— start of Recorded data —
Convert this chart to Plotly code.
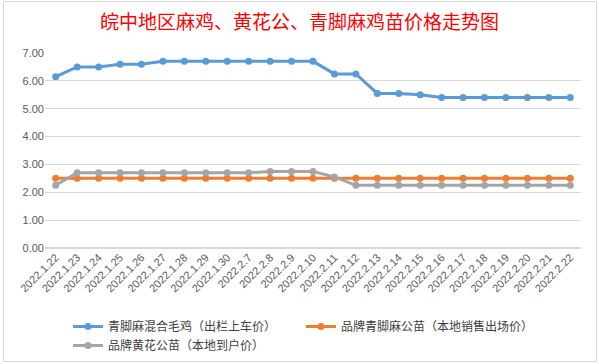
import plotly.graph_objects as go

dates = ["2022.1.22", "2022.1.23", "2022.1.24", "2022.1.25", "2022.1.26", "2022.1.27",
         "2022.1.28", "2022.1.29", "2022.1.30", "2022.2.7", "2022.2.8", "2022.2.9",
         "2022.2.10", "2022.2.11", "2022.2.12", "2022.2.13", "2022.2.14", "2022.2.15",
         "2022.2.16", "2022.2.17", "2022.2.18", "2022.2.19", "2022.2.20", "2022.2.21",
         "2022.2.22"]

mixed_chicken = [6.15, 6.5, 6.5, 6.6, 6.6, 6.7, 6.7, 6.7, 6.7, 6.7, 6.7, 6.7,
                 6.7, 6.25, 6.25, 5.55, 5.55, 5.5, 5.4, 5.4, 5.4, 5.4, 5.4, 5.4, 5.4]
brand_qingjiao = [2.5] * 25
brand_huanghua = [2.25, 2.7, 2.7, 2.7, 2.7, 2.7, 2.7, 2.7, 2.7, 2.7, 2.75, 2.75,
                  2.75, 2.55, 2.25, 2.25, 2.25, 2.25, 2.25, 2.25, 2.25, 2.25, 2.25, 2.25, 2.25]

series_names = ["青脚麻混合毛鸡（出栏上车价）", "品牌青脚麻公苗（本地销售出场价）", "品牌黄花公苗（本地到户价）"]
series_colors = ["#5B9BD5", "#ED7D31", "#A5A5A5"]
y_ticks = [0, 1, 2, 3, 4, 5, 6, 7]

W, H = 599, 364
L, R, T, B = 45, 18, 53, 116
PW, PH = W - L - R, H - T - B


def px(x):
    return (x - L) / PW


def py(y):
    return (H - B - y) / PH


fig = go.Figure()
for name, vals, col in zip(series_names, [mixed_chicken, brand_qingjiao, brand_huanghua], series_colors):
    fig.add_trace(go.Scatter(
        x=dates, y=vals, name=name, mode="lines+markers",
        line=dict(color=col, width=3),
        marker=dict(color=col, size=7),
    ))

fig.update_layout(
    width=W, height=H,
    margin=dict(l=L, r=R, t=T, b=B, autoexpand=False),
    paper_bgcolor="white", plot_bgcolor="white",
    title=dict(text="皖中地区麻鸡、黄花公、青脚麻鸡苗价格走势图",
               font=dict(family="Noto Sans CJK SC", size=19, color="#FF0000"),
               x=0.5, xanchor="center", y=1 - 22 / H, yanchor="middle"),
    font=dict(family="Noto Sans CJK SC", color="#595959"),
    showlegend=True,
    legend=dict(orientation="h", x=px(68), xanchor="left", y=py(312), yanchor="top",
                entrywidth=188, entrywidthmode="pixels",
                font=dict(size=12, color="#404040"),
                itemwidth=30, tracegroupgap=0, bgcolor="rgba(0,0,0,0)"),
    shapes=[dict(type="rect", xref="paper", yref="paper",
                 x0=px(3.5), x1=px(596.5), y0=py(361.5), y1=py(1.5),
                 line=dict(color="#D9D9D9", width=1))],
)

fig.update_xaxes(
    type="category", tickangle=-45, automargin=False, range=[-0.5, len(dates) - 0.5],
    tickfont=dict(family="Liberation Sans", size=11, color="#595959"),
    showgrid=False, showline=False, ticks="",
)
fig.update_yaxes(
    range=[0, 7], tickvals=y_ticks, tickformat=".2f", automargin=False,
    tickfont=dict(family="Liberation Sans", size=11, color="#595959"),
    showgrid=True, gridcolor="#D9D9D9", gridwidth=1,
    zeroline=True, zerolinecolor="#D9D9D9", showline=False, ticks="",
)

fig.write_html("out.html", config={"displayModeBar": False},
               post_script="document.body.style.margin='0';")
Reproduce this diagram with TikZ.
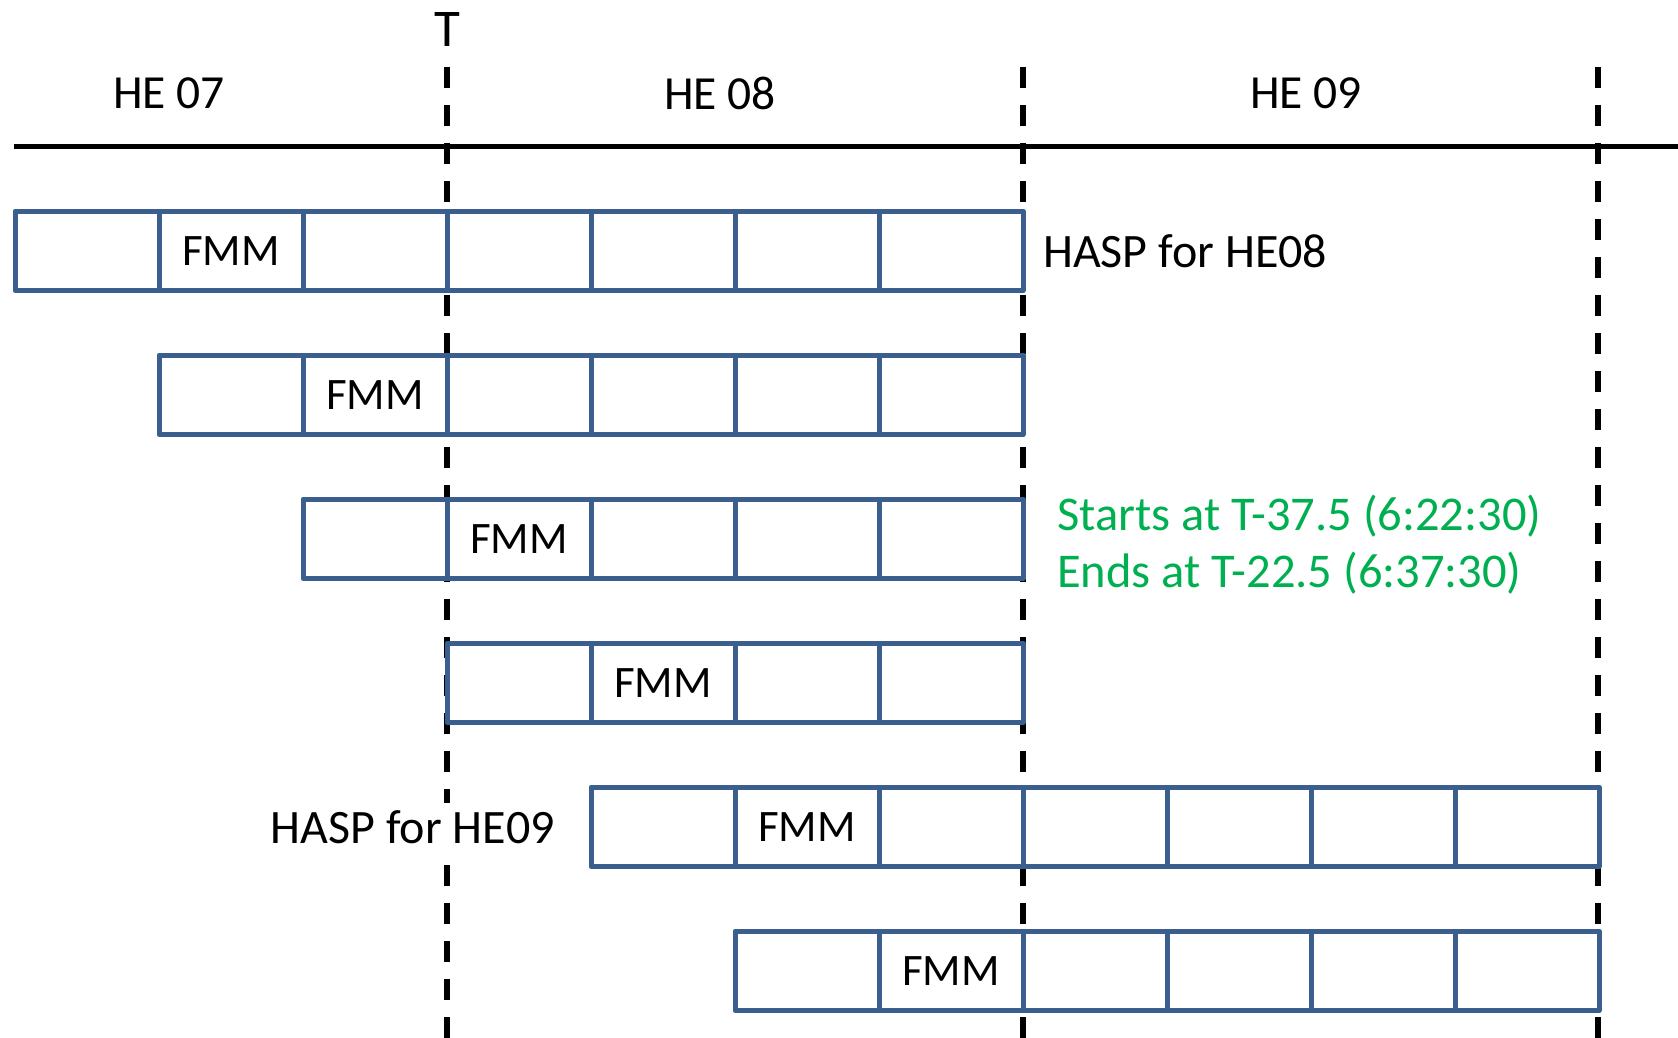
— end of Recorded data —
Problem requirements => From the entries above, extract every line where the word "this" appears.

Exercise output =>
Convert this chart to Plotly code.
Reproduce this diagram with TikZ.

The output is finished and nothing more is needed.